Ich glaube, egal welches Team gewonnen hätte: Die Aufgaben wären so oder so nicht einfach gewesen. Die Argumentation, dass Olaf Scholz nur wegen seiner Erfahrung besser geeignet gewesen wäre, hat mich aber gestört. Ich traue Eskabo zu, dass sie das können, und sie sind ja nicht allein: Es gibt einen Parteivorstand und einen Stab im Willy-Brandt-Haus. Die beiden sind für mich einfach glaubwürdiger in dem Anspruch, die SPD wieder zu einer linken Volkspartei zu machen.

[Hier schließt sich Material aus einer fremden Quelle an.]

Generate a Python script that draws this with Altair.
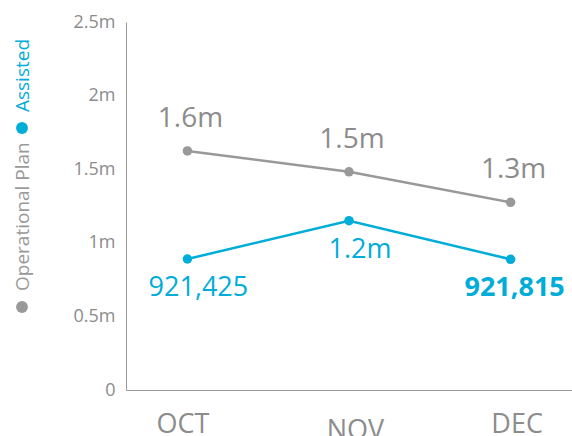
import altair as alt
import pandas as pd

months = ["OCT", "NOV", "DEC"]
plan_values = [1624000, 1482000, 1275000]
plan_labels = ["1.6m", "1.5m", "1.3m"]
assisted_values = [890000, 1150000, 888000]
assisted_labels = ["921,425", "1.2m", "921,815"]
assisted_bold = [False, False, True]
series_names = ["Assisted", "Operational Plan"]
y_ticks = [0, 500000, 1000000, 1500000, 2000000, 2500000]

GREY = "#999999"
GREY_TXT = "#8c8c8c"
BLUE = "#00acd8"
FONT = "Open Sans"

plan = pd.DataFrame({"month": months, "value": plan_values, "label": plan_labels})
assisted = pd.DataFrame({"month": months, "value": assisted_values, "label": assisted_labels,
                         "bold": assisted_bold})
legend_df = pd.DataFrame({"series": series_names})

x_enc = alt.X("month:O", sort=months,
              scale=alt.Scale(type="point", padding=0.38),
              axis=alt.Axis(title=None, labelAngle=0, tickSize=0, domainColor=GREY,
                            labelColor=GREY_TXT, labelFontSize=27, labelFont=FONT,
                            labelPadding=alt.condition("datum.value == 'NOV'", alt.value(27), alt.value(21)),
                            labelOffset=alt.condition("datum.value == 'OCT'", alt.value(-5), alt.value(6)),
                            labelBaseline="top"))
y_enc = alt.Y("value:Q", scale=alt.Scale(domain=[0, 2500000]),
              axis=alt.Axis(title=None, values=y_ticks, grid=False, tickSize=0,
                            domainColor=GREY, labelColor=GREY_TXT, labelFontSize=18,
                            labelFont=FONT, labelPadding=11,
                            labelExpr="datum.value == 0 ? '0' : format(datum.value / 1000000, '') + 'm'"))

plan_line = alt.Chart(plan).mark_line(color=GREY, strokeWidth=2.5).encode(x=x_enc, y=y_enc)
plan_pts = alt.Chart(plan).mark_point(filled=True, opacity=1, color=GREY, size=90).encode(x=x_enc, y=y_enc)
plan_txt = alt.Chart(plan).mark_text(color=GREY_TXT, fontSize=28, font=FONT, dy=-32, dx=3).encode(
    x=x_enc, y=y_enc, text="label:N")

as_line = alt.Chart(assisted).mark_line(color=BLUE, strokeWidth=2.5).encode(x=x_enc, y=y_enc)
as_pts = alt.Chart(assisted).mark_point(filled=True, opacity=1, color=BLUE, size=90).encode(x=x_enc, y=y_enc)
as_txt = alt.Chart(assisted).transform_filter("!datum.bold").mark_text(
    color=BLUE, fontSize=27, font=FONT, dy=29, dx=11).encode(x=x_enc, y=y_enc, text="label:N")
as_txt_bold = alt.Chart(assisted).transform_filter("datum.bold").mark_text(
    color=BLUE, fontSize=27, font=FONT, fontWeight="bold", dy=29, dx=4).encode(x=x_enc, y=y_enc, text="label:N")

main = alt.layer(plan_line, as_line, plan_pts, as_pts, plan_txt, as_txt, as_txt_bold).properties(
    width=446, height=368)

leg_y = alt.Y("series:N", sort=series_names, axis=None,
              scale=alt.Scale(type="point", padding=0, range=[106, 285]))
leg_color = alt.Color("series:N", scale=alt.Scale(domain=series_names, range=[BLUE, GREY]), legend=None)
leg_dots = alt.Chart(legend_df).mark_point(filled=True, opacity=1, size=140).encode(
    x=alt.value(22), y=leg_y, color=leg_color)
leg_text = alt.Chart(legend_df).mark_text(angle=270, align="left", baseline="middle",
                                          fontSize=19, font=FONT, dx=16).encode(
    x=alt.value(23), y=leg_y, text="series:N", color=leg_color)
legend = alt.layer(leg_dots, leg_text).properties(width=40, height=368)

chart = alt.hconcat(legend, main, spacing=33).properties(
    padding={"top": 13, "left": 0, "right": 0, "bottom": 0}
).configure_view(stroke=None)

chart.save("out.html", embed_options={"renderer": "svg", "actions": False})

Der Personalwechsel wird uns dabei nicht reichen: Ich glaube, dass man die Menschen nur durch eine progressive sozialdemokratische Politik zurückgewinnen kann, und ich traue Eskabo zu, diese Politik umzusetzen. Trotzdem finde ich es in Ordnung, dass die beiden nicht mit Maximalforderungen auf den Parteitag gehen. Es muss jetzt das Signal gesendet werden, dass wir trotz aller Meinungsunterschiede eine Partei sind und zusammenstehen. Da finde ich einen Leitantrag, der auf die Themen mit der ganz großen Sprengkraft verzichtet, sehr vernünftig.

Ich würde mir wünschen, dass es Walter-Borjans und Esken schaffen, ihr Bild von einer "linken Volkspartei SPD", das sie im Wahlkampf gezeichnet haben, umzusetzen - auch wenn die Parteimühlen manchmal langsam mahlen. Hoffentlich verlieren sich die beiden nicht in Berlin."